Start of DATA SHOWN

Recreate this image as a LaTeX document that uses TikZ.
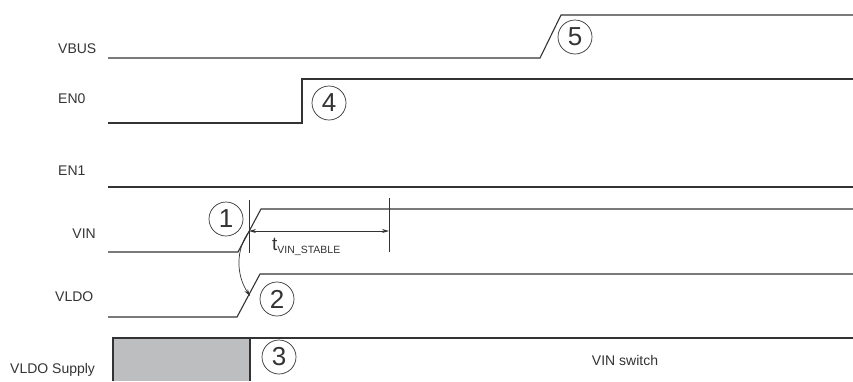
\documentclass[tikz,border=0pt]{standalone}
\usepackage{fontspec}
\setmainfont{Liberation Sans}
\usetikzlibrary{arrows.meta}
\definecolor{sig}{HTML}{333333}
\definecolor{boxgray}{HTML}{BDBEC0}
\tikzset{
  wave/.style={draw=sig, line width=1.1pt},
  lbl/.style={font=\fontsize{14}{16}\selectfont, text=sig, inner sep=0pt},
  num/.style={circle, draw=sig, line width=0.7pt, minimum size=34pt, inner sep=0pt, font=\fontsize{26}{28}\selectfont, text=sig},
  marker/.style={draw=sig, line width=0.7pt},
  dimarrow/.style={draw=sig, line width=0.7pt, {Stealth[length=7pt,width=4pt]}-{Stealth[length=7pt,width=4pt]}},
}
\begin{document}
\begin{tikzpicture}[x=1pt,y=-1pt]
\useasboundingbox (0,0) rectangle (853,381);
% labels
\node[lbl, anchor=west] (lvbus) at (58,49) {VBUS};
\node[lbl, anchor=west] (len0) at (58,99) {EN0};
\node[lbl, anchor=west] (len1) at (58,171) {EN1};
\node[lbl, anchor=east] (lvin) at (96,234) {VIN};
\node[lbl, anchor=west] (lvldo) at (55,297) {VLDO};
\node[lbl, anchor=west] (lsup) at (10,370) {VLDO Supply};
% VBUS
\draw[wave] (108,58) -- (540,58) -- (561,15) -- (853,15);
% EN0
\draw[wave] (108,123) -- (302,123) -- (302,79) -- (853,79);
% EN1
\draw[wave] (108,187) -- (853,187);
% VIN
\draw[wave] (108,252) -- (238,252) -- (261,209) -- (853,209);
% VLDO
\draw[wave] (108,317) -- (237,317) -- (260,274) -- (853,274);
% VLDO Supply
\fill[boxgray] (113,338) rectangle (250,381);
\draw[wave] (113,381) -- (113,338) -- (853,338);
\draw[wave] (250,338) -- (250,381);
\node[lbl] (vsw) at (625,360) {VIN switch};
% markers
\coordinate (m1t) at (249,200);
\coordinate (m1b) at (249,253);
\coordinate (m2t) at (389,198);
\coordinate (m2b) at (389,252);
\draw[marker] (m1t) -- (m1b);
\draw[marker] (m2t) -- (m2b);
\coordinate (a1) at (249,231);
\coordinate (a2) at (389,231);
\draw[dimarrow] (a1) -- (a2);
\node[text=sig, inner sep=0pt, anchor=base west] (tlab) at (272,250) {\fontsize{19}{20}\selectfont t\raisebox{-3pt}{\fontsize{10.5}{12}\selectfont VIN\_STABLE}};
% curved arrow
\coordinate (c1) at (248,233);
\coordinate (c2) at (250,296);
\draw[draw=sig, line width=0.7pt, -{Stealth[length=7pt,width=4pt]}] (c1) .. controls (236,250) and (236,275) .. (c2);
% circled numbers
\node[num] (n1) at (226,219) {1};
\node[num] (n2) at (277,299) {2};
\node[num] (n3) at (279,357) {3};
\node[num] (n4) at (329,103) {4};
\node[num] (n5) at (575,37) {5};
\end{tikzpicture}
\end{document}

End of DATA SHOWN

INSTRUCTION - All of the data above should be transcribed verbatim, with pictures omitted.

RESULT OF THIS EXERCISE -
Recreate this image as a LaTeX document that uses TikZ.
\documentclass[tikz,border=0pt]{standalone}
\usepackage{fontspec}
\setmainfont{Liberation Sans}
\usetikzlibrary{arrows.meta}
\definecolor{sig}{HTML}{333333}
\definecolor{boxgray}{HTML}{BDBEC0}
\tikzset{
  wave/.style={draw=sig, line width=1.1pt},
  lbl/.style={font=\fontsize{14}{16}\selectfont, text=sig, inner sep=0pt},
  num/.style={circle, draw=sig, line width=0.7pt, minimum size=34pt, inner sep=0pt, font=\fontsize{26}{28}\selectfont, text=sig},
  marker/.style={draw=sig, line width=0.7pt},
  dimarrow/.style={draw=sig, line width=0.7pt, {Stealth[length=7pt,width=4pt]}-{Stealth[length=7pt,width=4pt]}},
}
\begin{document}
\begin{tikzpicture}[x=1pt,y=-1pt]
\useasboundingbox (0,0) rectangle (853,381);
% labels
\node[lbl, anchor=west] (lvbus) at (58,49) {VBUS};
\node[lbl, anchor=west] (len0) at (58,99) {EN0};
\node[lbl, anchor=west] (len1) at (58,171) {EN1};
\node[lbl, anchor=east] (lvin) at (96,234) {VIN};
\node[lbl, anchor=west] (lvldo) at (55,297) {VLDO};
\node[lbl, anchor=west] (lsup) at (10,370) {VLDO Supply};
% VBUS
\draw[wave] (108,58) -- (540,58) -- (561,15) -- (853,15);
% EN0
\draw[wave] (108,123) -- (302,123) -- (302,79) -- (853,79);
% EN1
\draw[wave] (108,187) -- (853,187);
% VIN
\draw[wave] (108,252) -- (238,252) -- (261,209) -- (853,209);
% VLDO
\draw[wave] (108,317) -- (237,317) -- (260,274) -- (853,274);
% VLDO Supply
\fill[boxgray] (113,338) rectangle (250,381);
\draw[wave] (113,381) -- (113,338) -- (853,338);
\draw[wave] (250,338) -- (250,381);
\node[lbl] (vsw) at (625,360) {VIN switch};
% markers
\coordinate (m1t) at (249,200);
\coordinate (m1b) at (249,253);
\coordinate (m2t) at (389,198);
\coordinate (m2b) at (389,252);
\draw[marker] (m1t) -- (m1b);
\draw[marker] (m2t) -- (m2b);
\coordinate (a1) at (249,231);
\coordinate (a2) at (389,231);
\draw[dimarrow] (a1) -- (a2);
\node[text=sig, inner sep=0pt, anchor=base west] (tlab) at (272,250) {\fontsize{19}{20}\selectfont t\raisebox{-3pt}{\fontsize{10.5}{12}\selectfont VIN\_STABLE}};
% curved arrow
\coordinate (c1) at (248,233);
\coordinate (c2) at (250,296);
\draw[draw=sig, line width=0.7pt, -{Stealth[length=7pt,width=4pt]}] (c1) .. controls (236,250) and (236,275) .. (c2);
% circled numbers
\node[num] (n1) at (226,219) {1};
\node[num] (n2) at (277,299) {2};
\node[num] (n3) at (279,357) {3};
\node[num] (n4) at (329,103) {4};
\node[num] (n5) at (575,37) {5};
\end{tikzpicture}
\end{document}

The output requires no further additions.